* start GIVEN INFORMATION *

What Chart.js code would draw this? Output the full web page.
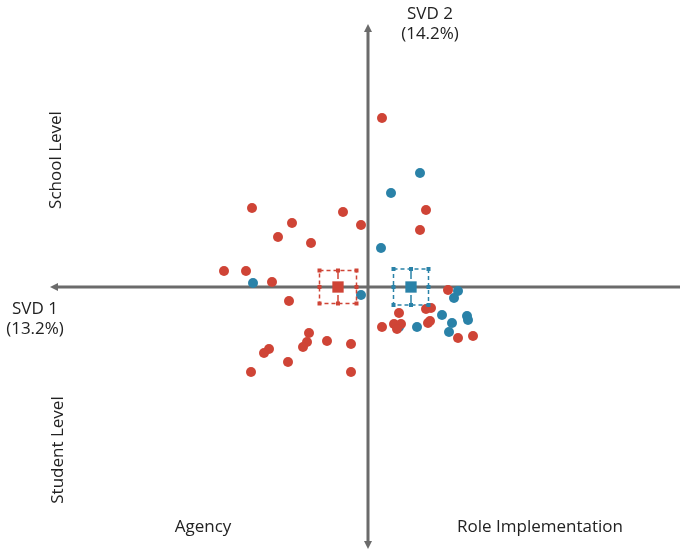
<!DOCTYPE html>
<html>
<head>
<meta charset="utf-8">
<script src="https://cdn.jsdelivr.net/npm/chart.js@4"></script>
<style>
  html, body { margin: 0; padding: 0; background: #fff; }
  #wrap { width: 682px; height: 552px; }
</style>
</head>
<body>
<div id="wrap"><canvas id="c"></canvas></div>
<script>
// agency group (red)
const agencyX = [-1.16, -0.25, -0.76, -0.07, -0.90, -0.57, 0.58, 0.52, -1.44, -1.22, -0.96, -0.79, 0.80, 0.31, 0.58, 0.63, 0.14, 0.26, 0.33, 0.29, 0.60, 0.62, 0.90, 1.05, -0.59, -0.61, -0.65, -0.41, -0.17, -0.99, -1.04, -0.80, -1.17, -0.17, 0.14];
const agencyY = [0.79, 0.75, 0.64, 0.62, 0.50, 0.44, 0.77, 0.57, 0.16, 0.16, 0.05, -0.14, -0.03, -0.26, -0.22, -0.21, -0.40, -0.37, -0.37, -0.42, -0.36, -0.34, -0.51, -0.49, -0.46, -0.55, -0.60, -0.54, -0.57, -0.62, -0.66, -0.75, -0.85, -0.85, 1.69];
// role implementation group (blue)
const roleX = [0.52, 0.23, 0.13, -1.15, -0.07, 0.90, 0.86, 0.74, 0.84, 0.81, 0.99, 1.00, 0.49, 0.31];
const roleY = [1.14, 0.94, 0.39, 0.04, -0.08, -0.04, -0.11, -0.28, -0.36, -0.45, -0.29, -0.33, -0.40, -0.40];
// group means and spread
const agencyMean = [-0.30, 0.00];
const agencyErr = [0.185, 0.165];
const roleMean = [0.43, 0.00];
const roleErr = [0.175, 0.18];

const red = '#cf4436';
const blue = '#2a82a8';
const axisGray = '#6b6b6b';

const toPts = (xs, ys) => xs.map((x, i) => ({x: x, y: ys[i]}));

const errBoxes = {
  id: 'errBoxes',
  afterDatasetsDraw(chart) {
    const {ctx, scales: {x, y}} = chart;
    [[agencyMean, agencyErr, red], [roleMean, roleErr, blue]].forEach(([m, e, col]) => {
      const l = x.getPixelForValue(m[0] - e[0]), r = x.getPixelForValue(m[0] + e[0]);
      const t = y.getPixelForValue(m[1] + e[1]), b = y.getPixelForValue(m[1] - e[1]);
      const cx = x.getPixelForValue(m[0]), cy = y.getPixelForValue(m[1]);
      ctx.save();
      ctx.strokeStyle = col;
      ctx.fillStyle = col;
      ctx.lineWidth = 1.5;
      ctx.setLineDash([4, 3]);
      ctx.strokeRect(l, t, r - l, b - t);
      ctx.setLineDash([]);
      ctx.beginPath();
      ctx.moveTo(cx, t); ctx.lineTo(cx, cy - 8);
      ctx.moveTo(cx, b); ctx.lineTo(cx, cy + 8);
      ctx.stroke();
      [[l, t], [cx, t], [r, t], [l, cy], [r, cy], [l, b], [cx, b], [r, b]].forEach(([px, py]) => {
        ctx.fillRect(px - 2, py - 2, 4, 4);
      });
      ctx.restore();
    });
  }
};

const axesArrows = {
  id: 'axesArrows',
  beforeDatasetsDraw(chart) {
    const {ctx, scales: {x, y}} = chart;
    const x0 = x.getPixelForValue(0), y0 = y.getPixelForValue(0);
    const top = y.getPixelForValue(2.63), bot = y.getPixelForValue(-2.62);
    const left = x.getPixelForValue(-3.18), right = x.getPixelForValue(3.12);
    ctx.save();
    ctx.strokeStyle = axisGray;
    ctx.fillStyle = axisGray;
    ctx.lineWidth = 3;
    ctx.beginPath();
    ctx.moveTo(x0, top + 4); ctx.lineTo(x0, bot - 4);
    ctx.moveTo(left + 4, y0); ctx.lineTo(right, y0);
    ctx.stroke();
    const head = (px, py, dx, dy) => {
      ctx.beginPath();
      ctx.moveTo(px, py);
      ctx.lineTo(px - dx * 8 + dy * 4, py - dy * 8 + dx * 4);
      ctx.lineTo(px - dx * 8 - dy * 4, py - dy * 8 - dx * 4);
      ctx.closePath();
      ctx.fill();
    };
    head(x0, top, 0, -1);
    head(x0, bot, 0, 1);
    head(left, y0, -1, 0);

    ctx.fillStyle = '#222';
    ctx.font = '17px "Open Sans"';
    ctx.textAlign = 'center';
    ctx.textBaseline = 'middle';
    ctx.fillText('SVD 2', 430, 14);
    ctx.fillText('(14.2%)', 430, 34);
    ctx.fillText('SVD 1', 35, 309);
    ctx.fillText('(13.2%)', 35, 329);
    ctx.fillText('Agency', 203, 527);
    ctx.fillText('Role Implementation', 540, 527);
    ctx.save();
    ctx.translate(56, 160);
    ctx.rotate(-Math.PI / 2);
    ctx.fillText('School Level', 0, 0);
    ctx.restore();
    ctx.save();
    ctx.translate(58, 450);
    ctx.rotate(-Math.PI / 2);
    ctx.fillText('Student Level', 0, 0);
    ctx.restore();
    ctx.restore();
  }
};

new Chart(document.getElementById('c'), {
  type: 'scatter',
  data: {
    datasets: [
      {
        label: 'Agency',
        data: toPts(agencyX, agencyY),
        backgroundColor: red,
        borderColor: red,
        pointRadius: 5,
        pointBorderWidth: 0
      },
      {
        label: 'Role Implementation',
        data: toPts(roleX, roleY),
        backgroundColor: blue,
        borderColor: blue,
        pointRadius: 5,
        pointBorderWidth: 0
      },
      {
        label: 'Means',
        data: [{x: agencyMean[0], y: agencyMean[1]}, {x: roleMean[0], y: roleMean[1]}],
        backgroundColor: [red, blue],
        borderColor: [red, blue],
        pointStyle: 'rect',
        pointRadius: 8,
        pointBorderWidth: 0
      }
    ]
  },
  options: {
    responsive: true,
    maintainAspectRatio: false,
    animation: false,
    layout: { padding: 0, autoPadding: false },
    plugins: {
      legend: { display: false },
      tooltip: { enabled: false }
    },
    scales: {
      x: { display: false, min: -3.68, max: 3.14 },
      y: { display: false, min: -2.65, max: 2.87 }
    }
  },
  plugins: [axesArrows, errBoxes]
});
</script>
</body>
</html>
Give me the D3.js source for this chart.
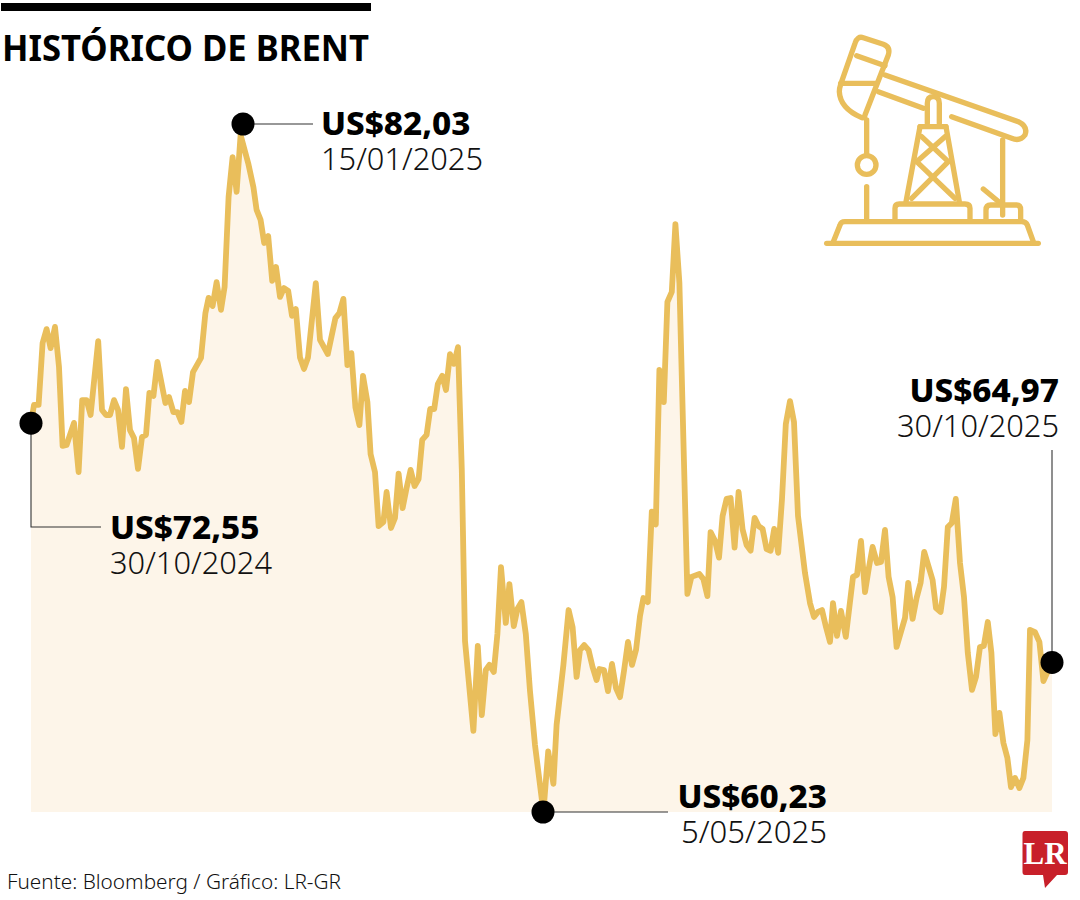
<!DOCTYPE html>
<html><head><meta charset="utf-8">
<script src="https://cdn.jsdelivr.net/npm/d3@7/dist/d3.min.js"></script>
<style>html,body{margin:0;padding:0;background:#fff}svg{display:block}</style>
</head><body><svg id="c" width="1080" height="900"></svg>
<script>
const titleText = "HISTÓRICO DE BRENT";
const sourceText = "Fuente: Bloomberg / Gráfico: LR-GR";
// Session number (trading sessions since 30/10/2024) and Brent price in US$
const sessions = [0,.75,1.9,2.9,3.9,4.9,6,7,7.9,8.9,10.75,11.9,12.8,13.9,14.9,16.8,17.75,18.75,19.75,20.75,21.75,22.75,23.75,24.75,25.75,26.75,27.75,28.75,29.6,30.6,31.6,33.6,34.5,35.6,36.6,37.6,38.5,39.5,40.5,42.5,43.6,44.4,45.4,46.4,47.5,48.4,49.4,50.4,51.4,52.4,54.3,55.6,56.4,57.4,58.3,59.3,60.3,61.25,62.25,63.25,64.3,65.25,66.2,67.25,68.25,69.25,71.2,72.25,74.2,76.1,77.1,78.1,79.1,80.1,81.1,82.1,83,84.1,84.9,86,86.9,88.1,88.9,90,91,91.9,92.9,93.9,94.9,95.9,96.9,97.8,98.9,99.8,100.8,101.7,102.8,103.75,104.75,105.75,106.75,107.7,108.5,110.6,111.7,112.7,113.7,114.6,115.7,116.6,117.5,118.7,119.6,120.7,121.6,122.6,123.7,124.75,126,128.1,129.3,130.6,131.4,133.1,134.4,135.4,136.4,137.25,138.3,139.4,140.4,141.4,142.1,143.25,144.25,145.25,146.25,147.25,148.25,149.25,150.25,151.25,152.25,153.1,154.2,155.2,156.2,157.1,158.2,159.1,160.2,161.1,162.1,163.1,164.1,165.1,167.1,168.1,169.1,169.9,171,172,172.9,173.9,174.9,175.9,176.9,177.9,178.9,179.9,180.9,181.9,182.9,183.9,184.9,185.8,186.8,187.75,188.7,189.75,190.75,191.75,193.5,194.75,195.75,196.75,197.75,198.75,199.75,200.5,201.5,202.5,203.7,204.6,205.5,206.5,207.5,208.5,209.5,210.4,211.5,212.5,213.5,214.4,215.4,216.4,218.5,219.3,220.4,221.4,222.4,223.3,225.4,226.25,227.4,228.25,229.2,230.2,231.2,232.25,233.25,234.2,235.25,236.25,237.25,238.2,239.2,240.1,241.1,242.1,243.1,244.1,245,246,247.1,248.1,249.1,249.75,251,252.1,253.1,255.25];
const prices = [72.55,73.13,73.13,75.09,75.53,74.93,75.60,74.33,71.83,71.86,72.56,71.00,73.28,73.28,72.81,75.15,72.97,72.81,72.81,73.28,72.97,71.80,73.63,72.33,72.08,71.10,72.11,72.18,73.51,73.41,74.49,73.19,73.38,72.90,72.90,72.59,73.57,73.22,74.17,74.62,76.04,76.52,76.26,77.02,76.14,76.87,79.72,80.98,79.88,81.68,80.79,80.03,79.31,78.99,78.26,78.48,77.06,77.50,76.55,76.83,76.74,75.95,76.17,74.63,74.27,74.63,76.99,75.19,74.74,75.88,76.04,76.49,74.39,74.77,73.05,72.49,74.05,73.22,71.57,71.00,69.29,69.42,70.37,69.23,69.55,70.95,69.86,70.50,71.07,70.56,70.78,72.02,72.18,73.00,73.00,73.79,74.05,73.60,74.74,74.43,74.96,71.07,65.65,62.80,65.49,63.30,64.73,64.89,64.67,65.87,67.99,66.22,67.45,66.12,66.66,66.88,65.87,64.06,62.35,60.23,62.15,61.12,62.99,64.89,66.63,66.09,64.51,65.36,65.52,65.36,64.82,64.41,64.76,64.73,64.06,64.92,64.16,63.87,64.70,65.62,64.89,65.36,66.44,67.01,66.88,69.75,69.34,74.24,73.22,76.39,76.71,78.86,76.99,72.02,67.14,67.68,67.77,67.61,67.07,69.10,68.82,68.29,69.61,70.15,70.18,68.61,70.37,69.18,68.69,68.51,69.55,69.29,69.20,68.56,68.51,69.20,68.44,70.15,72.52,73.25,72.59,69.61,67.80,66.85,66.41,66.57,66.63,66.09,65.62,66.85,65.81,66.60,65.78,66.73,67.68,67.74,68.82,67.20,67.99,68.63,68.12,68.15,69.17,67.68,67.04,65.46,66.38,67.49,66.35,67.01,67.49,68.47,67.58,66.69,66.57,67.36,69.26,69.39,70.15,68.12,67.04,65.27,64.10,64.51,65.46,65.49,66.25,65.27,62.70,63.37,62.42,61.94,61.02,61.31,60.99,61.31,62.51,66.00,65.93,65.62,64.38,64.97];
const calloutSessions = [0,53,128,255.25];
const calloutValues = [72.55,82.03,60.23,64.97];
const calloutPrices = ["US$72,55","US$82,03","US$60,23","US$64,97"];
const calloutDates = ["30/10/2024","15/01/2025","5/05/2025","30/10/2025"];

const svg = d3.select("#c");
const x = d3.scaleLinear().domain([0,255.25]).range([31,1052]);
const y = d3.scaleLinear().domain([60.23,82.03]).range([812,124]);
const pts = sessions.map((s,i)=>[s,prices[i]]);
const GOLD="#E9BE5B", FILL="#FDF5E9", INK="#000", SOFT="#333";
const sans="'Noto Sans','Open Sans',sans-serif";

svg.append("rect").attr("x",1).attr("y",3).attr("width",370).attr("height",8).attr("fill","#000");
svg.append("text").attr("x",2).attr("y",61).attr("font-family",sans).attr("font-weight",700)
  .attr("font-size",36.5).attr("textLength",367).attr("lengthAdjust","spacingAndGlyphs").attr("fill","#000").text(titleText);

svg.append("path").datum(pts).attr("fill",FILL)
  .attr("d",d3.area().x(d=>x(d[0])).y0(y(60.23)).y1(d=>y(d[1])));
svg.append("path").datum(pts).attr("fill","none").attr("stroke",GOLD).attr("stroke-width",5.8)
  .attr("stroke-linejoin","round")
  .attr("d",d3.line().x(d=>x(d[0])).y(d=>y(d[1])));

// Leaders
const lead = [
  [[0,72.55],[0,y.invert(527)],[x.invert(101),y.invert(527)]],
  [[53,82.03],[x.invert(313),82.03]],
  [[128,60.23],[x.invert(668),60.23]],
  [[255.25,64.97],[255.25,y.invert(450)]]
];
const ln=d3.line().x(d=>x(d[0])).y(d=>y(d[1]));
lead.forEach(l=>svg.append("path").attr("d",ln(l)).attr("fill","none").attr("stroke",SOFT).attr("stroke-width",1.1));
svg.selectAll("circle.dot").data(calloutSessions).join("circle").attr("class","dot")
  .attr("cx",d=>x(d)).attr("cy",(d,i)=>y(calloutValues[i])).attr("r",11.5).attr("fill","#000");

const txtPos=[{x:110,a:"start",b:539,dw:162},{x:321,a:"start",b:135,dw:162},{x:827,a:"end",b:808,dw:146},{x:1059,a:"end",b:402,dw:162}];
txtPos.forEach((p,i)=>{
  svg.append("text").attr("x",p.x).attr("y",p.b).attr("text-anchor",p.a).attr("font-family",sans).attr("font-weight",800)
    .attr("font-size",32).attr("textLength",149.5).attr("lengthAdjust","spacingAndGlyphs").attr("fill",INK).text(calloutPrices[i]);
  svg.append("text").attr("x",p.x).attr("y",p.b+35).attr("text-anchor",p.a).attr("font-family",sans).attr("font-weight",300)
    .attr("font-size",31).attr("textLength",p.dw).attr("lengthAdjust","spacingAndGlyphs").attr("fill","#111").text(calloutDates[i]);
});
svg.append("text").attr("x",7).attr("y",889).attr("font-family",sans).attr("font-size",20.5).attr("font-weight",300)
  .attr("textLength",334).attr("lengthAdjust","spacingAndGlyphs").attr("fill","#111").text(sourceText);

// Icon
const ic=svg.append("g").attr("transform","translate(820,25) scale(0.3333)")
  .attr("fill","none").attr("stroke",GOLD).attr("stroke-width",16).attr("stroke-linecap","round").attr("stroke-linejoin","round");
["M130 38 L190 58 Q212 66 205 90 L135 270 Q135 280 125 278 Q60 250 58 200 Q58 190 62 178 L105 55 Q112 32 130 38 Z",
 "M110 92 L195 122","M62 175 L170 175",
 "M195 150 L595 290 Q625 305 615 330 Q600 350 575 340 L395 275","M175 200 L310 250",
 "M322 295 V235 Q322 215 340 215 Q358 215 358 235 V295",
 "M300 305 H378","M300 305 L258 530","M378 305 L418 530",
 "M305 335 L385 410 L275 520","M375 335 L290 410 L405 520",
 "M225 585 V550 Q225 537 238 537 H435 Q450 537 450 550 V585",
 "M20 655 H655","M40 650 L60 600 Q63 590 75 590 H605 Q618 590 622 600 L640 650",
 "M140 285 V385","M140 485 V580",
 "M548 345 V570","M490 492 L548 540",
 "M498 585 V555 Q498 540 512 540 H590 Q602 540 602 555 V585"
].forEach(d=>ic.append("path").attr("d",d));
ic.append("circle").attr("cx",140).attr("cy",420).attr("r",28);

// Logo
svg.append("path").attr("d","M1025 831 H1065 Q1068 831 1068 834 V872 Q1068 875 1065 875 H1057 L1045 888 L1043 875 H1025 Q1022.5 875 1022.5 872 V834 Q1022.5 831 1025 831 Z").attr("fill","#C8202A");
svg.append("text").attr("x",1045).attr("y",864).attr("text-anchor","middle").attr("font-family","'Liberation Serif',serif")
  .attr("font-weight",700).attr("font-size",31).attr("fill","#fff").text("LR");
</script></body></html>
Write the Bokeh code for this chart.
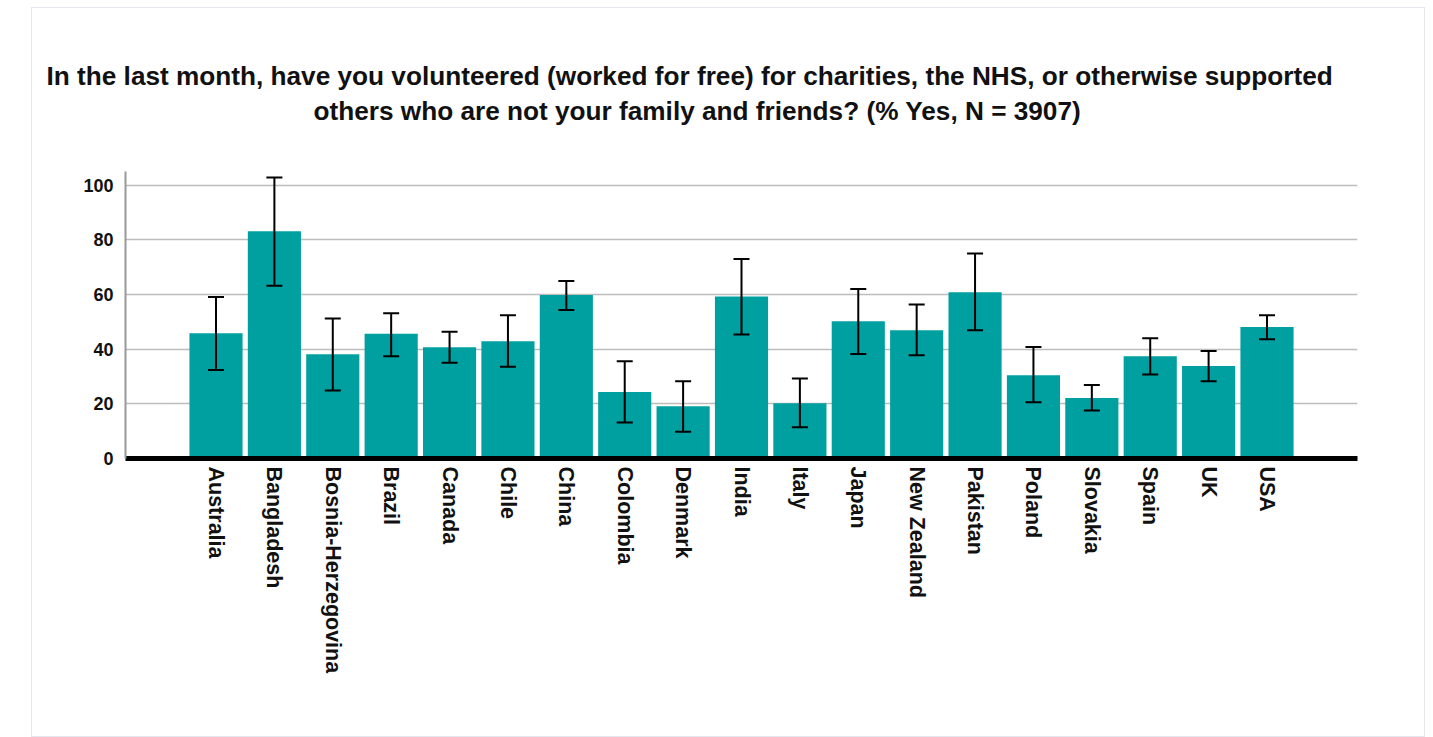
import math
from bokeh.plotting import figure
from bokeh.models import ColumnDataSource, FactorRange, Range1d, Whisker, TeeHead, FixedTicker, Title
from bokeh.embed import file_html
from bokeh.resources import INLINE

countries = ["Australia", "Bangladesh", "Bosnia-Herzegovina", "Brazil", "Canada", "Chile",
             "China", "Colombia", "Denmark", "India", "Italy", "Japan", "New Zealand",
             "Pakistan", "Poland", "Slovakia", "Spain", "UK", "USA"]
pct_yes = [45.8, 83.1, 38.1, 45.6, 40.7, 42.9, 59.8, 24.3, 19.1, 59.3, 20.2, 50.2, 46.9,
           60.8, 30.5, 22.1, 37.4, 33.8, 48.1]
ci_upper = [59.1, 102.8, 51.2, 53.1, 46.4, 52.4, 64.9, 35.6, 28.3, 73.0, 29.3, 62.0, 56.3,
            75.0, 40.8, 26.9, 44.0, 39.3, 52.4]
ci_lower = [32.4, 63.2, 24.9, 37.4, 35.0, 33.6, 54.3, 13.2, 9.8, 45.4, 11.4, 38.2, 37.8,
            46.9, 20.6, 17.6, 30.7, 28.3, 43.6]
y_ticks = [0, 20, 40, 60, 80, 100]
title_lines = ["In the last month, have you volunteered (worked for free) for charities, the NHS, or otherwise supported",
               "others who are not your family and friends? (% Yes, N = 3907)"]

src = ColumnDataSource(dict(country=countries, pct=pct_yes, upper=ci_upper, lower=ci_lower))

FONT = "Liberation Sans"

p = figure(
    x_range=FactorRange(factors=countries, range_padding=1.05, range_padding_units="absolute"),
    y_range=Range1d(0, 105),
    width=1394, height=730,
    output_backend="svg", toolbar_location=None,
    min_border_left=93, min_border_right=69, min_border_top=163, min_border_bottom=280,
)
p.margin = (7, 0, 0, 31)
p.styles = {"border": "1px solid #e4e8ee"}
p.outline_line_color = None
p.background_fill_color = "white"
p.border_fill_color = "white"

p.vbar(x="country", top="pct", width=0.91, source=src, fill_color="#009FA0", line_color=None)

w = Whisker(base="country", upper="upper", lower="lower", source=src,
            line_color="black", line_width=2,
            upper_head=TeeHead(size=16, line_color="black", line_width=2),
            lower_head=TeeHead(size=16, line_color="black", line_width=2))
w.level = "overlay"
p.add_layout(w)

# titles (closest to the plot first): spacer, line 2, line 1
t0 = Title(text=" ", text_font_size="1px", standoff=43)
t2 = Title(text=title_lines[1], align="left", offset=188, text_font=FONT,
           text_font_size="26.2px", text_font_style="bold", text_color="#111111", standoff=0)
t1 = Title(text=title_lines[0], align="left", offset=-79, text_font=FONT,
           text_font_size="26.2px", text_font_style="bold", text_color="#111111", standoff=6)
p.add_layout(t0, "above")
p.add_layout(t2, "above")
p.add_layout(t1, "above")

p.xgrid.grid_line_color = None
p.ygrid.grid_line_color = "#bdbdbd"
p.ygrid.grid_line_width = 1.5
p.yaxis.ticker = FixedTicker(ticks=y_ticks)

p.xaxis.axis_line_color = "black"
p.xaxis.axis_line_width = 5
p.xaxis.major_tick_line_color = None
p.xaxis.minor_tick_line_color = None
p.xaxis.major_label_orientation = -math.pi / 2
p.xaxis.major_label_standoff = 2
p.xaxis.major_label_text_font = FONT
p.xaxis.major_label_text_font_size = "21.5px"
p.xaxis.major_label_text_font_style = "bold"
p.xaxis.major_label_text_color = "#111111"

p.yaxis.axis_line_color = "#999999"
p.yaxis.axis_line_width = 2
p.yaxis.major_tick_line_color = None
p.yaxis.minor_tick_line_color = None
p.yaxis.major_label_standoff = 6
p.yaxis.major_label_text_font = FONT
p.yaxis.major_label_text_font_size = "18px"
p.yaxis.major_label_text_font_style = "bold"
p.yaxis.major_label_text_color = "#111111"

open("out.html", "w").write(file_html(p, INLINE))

* end GIVEN INFORMATION *

◆ YOUR TASK: Find every line in the records above that contains the word "code", and copy each one.

◆ WORKED SOLUTION:
What Chart.js code would draw this? Output the full web page.
Write the Bokeh code for this chart.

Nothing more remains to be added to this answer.